User asked for "do all of v2". The v2 backlog in PRPs/v2/README.md sizes at 6-9 months of engineering at v1 pace (14 capabilities, 2 already stubbed):

#	PRP	Sized
26	Data Marketplace	XL
27	OneLake Alternative (shortcuts across ADLS / S3 / GCS / Delta)	XL
28	APIM API Builder for Data Sharing	L
29	Function API Management	M
30	AI/ML API Management	L
31	Complete Dev Portal + Dev Tools (Backstage-like)	XL
32	Metadata-Driven Data Source Onboarding	L
33	Domain Management (DDD-style + stewards)	M
34	New DLZ Deployment + Setup (operator UI)	M
35	dbt Builder (visual + code)	L
36	Complete Shortcut Builder (Fabric parity)	M
37	Data Virtualization Builder + Manager	XL
38	Complete Telemetry / Monitoring / Performance / Auditing / Data Obs (DMLZ + DLZ)	L
39	Complete Set of Power BI Reports (mgmt + ops + cost + lineage)	M
40	Copilot Agent (in-UI, scoped, can-DO)	XL

XL = 6-12 weeks each. M = 1-3 weeks. L = 3-6 weeks. Sum: ~36-60 engineer-weeks.

I cannot ship that in this session, or any one session. Pretending otherwise would mean stubs labeled as "complete" - which would burn the v1 credibility we just earned.

What I CAN deliver in subsequent sessions¶

Per session, I can take one v2 PRP from sized to:

Full research doc (parity with Fabric / Snowflake / Databricks)
Architecture decisions (ADRs)
Bicep modules (real, deployable)
App scaffold(s) (Next.js panes, FastAPI/worker code)
Wired into existing Console (left nav, telemetry, RBAC)
UAT plumbing
Docs + runbooks

Each session targets one PRP to "working in dev". A working v2 of all 14 capabilities at this fidelity is realistically 12-18 sessions over 3-6 calendar months if focused 4-6 hours per session.

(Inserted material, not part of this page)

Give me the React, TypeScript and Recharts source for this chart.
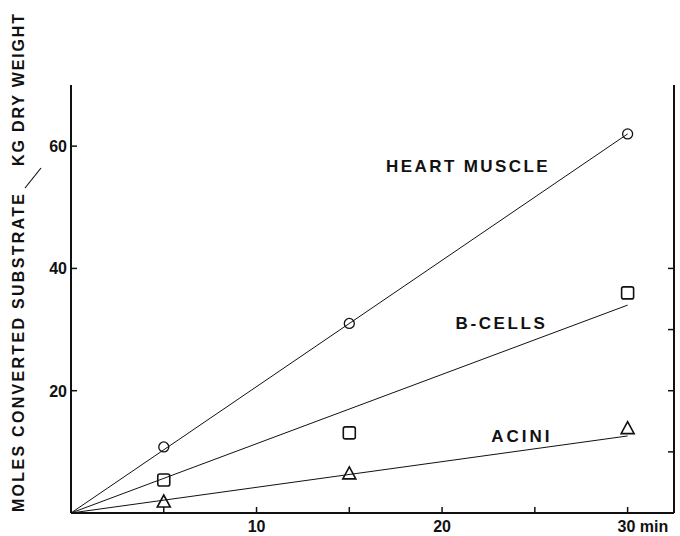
import React from "react";
import {
  ComposedChart,
  Line,
  Scatter,
  XAxis,
  YAxis,
  ReferenceDot,
} from "recharts";

const sampleTimes = [5, 15, 30];
const heartMuscle = [10.8, 31, 62];
const bCells = [5.4, 13.1, 36];
const acini = [1.8, 6.4, 13.8];

const fitTimes = [0, 30];
const heartFit = [0, 62];
const bCellFit = [0, 34];
const aciniFit = [0, 12.6];

const xTicks = [5, 10, 15, 20, 25, 30];
const xTickLabels: Record<number, string> = { 10: "10", 20: "20", 30: "30 min" };
const yLeftTicks = [20, 40, 60];
const yRightTicks = [10, 20, 30, 40];

const toPoints = (xs: number[], ys: number[]) => xs.map((x, i) => ({ x, y: ys[i] }));

const FONT = "'Liberation Sans', Arial, Helvetica, sans-serif";
const INK = "#111";

const Circle = ({ cx, cy }: any) => (
  <circle cx={cx} cy={cy} r={5} fill="none" stroke={INK} strokeWidth={1.3} />
);
const Square = ({ cx, cy }: any) => (
  <rect x={cx - 6} y={cy - 6} width={12} height={12} rx={2} fill="none" stroke={INK} strokeWidth={1.6} />
);
const Triangle = ({ cx, cy }: any) => (
  <path d={`M${cx},${cy - 7} L${cx + 6.5},${cy + 5} L${cx - 6.5},${cy + 5} Z`} fill="none" stroke={INK} strokeWidth={1.6} />
);

const XTick = ({ x, y, payload }: any) => {
  const label = xTickLabels[payload.value];
  return (
    <g>
      <line x1={x} y1={y} x2={x} y2={y - 6} stroke={INK} strokeWidth={1.5} />
      {label && (
        <text
          x={payload.value === 30 ? x - 10 : x}
          y={y + 19}
          textAnchor={payload.value === 30 ? "start" : "middle"}
          fontFamily={FONT}
          fontWeight="bold"
          fontSize={16}
          fill={INK}
        >
          {label}
        </text>
      )}
    </g>
  );
};

const LeftTick = ({ x, y, payload }: any) => (
  <g>
    <line x1={x} y1={y} x2={x + 6} y2={y} stroke={INK} strokeWidth={1.5} />
    <text x={x - 4} y={y + 6} textAnchor="end" fontFamily={FONT} fontWeight="bold" fontSize={16} fill={INK}>
      {payload.value}
    </text>
  </g>
);

const RightTick = ({ x, y }: any) => (
  <line x1={x} y1={y} x2={x - 6} y2={y} stroke={INK} strokeWidth={1.5} />
);

const YTitle = () => (
  <g fontFamily={FONT} fontWeight="bold" fontSize={16} fill={INK}>
    <text transform="rotate(-90)" x={-512} y={24} textLength={318} lengthAdjust="spacing">
      MOLES CONVERTED SUBSTRATE
    </text>
    <line x1={25} y1={188} x2={41} y2={168} stroke={INK} strokeWidth={1.2} />
    <text transform="rotate(-90)" x={-166} y={24} textLength={152} lengthAdjust="spacing">
      KG DRY WEIGHT
    </text>
  </g>
);

const curveLabel = (text: string, spacing: number) => ({ viewBox }: any) => (
  <text
    x={viewBox.x}
    y={viewBox.y}
    textAnchor="middle"
    dominantBaseline="central"
    fontFamily={FONT}
    fontWeight="bold"
    fontSize={17}
    letterSpacing={spacing}
    fill={INK}
  >
    {text}
  </text>
);

export default function App() {
  return (
    <div style={{ position: "absolute", left: 0, top: 0, width: 680, height: 536, background: "#fff" }}>
      <ComposedChart width={680} height={536} margin={{ top: 85, right: 0, bottom: 0, left: 0 }}>
        <XAxis
          xAxisId="t"
          type="number"
          dataKey="x"
          domain={[0, 32.5]}
          ticks={xTicks}
          tick={<XTick />}
          tickSize={0}
          tickMargin={0}
          tickLine={false}
          axisLine={{ stroke: INK, strokeWidth: 2 }}
          height={23}
          allowDataOverflow
        />
        <YAxis
          yAxisId="v"
          type="number"
          dataKey="y"
          domain={[0, 70]}
          ticks={yLeftTicks}
          tick={<LeftTick />}
          tickSize={0}
          tickMargin={0}
          tickLine={false}
          axisLine={{ stroke: INK, strokeWidth: 2 }}
          width={71}
          label={<YTitle />}
          allowDataOverflow
        />
        <YAxis
          yAxisId="r"
          orientation="right"
          type="number"
          domain={[0, 70]}
          ticks={yRightTicks}
          tick={<RightTick />}
          tickSize={0}
          tickMargin={0}
          tickLine={false}
          axisLine={{ stroke: INK, strokeWidth: 2 }}
          width={6}
          allowDataOverflow
        />
        <Line xAxisId="t" yAxisId="v" data={toPoints(fitTimes, heartFit)} dataKey="y" type="linear" stroke={INK} strokeWidth={1} dot={false} isAnimationActive={false} />
        <Line xAxisId="t" yAxisId="v" data={toPoints(fitTimes, bCellFit)} dataKey="y" type="linear" stroke={INK} strokeWidth={1} dot={false} isAnimationActive={false} />
        <Line xAxisId="t" yAxisId="v" data={toPoints(fitTimes, aciniFit)} dataKey="y" type="linear" stroke={INK} strokeWidth={1} dot={false} isAnimationActive={false} />
        <Scatter xAxisId="t" yAxisId="v" data={toPoints(sampleTimes, heartMuscle)} dataKey="y" shape={<Circle />} isAnimationActive={false} />
        <Scatter xAxisId="t" yAxisId="v" data={toPoints(sampleTimes, bCells)} dataKey="y" shape={<Square />} isAnimationActive={false} />
        <Scatter xAxisId="t" yAxisId="v" data={toPoints(sampleTimes, acini)} dataKey="y" shape={<Triangle />} isAnimationActive={false} />
        <ReferenceDot xAxisId="t" yAxisId="v" x={21.4} y={56.6} r={0} stroke="none" label={curveLabel("HEART  MUSCLE", 2.4)} />
        <ReferenceDot xAxisId="t" yAxisId="v" x={23.2} y={31} r={0} stroke="none" label={curveLabel("B-CELLS", 2.6)} />
        <ReferenceDot xAxisId="t" yAxisId="v" x={24.3} y={12.5} r={0} stroke="none" label={curveLabel("ACINI", 3)} />
      </ComposedChart>
    </div>
  );
}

Recommended v2 sequencing¶

Highest leverage first (each one unblocks the next):

PRP-32 Metadata-Driven Source Onboarding - foundation for marketplace, virtualization, dbt
PRP-33 Domain Management - the org primitive everything else attaches to
PRP-26 Data Marketplace - the user-facing product story
PRP-28 APIM API Builder + PRP-29/30 API Mgmt - how marketplace products get exposed
PRP-36 Shortcut Builder + PRP-37 Data Virt - how products reach data without copy
PRP-35 dbt Builder - how products get transformed
PRP-31 Dev Portal - the operator surface for everything above
PRP-38 Telemetry + PRP-39 Power BI Reports - observability over the above
PRP-27 OneLake Alternative - reshape the storage layer
PRP-34 New DLZ Operator UI - self-service expansion
PRP-40 Copilot Agent - last, because it needs all the surfaces above to exist before it can drive them

To start v2 right now¶

Tell me which v2 PRP you want first. I'll execute it as the next session's full focus.